AGI - Quello che salta subito all’occhio sono le tracce di sangue. Macchiano le pareti, gli stipiti delle porte, i libri gettati per terra, il marmo che lastrica l’ingresso della sede nazionale della Cgil. Si allungano sui corridoi, sembrano tracciare un percorso: quello dell’assalto al principale sindacato italiano compiuto ieri pomeriggio da gruppi neofascisti.
“La polizia ha detto che probabilmente nella furia si sono fatti male coi vetri o con le schegge di legno. Questo è il mio ufficio, il sangue è ovunque”, racconta un dipendente. La sua scrivania è una delle prime in una stanza subito a destra dopo l’ingresso in serpentino. Per terra, tra le gocce di sangue coagulato, libri, macchine fotocopiatrici sfondate dai calci, vetri rotti che ancora si sentono sotto i piedi mentre si attraversa l’ingresso del palazzo di Corso d’Italia.
A sinistra, sopra una cumulo di insegne rotte gettate per terra, un quadro sfondato. È del 1973 e l’autore, il pittore romano Ennio Calabria, lo ha donato al sindacato. Rappresenta un gruppo di lavoratori che reggono dietro un enorme paracadute rosso. Ora al centro del quadro c’è un buco, uno sfregio sulla tela bianca.
Su quel buco si posa anche lo sguardo di Maurizio Landini, segretario generale del sindacato, che poi affida un commento all’AGI: “Le devastazioni qui dentro sono frutto di un assalto fascista, non c’entra nulla il green pass. Questo è un assalto premeditato da gruppi neofascisti. Siamo contenti del sostegno di tutte le forze politiche, compreso quello di Fratelli d’Italia. Ora mi aspetto che tutti votino una legge per sciogliere tutte le organizzazioni fasciste”, ribadendo la proposta lanciata poco prima dalle scale della sede di Corso d’Italia, dove si sono radunati alle 10 del mattino un migliaio di iscritti al sindacato, studenti e semplici cittadini.
Un anziano sindacalista, con una bandana della Cgil stretta al collo, resta con lo sguardo incollato alla cicatrice sul quadro di Calabria. Sembra conoscerlo da decenni. “Non è possibile, non è possibile”, si ripete. Poco più avanti, sul corridoio principale, i quadri di Renato Guttuso, protetti, piazzati più in alto, forse solo per questo risparmiati dalla devastazione.
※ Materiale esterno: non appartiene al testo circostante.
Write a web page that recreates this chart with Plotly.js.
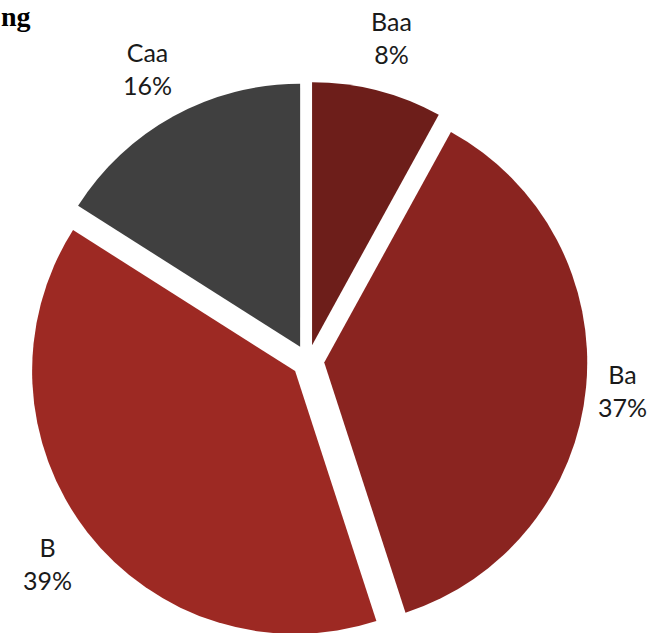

Dietro, il centralino della Cgil continua a squillare. “La ringrazio a nome di tutto il sindacato, grazie”, rispondono le centraliniste. Sono tutte chiamate di sostegno.
Alle spalle dei telefoni c’è la finestra sfondata ieri dai militanti di estrema destra, diventata icona dell’assalto. È da lì che sono entrati. Un uomo si rivolge a un operatore con la telecamera e indica la tapparella rotta: “Riprendi quello, riprendi quello. È quello il simbolo della loro violenza”.
Sotto la finestra del centralino è tutto devastato. Computer rotti, cavi strappati, monitor per terra tirati via dai muri. Sopra un cumulo di calcinacci, vetri e plastica, è rimasta intatta una foto del padre del sindacato italiano, Giuseppe Di Vittorio. Sembra incredibile che sia rimasta lì, senza alcun graffio, senza segni della violenza alla quale ha assistito. Lo sguardo del sindacalista sembra posarsi da lì fiero sulle devastazioni degli uffici. Come un invito, quasi un monito, a non piegare la testa e guardare avanti.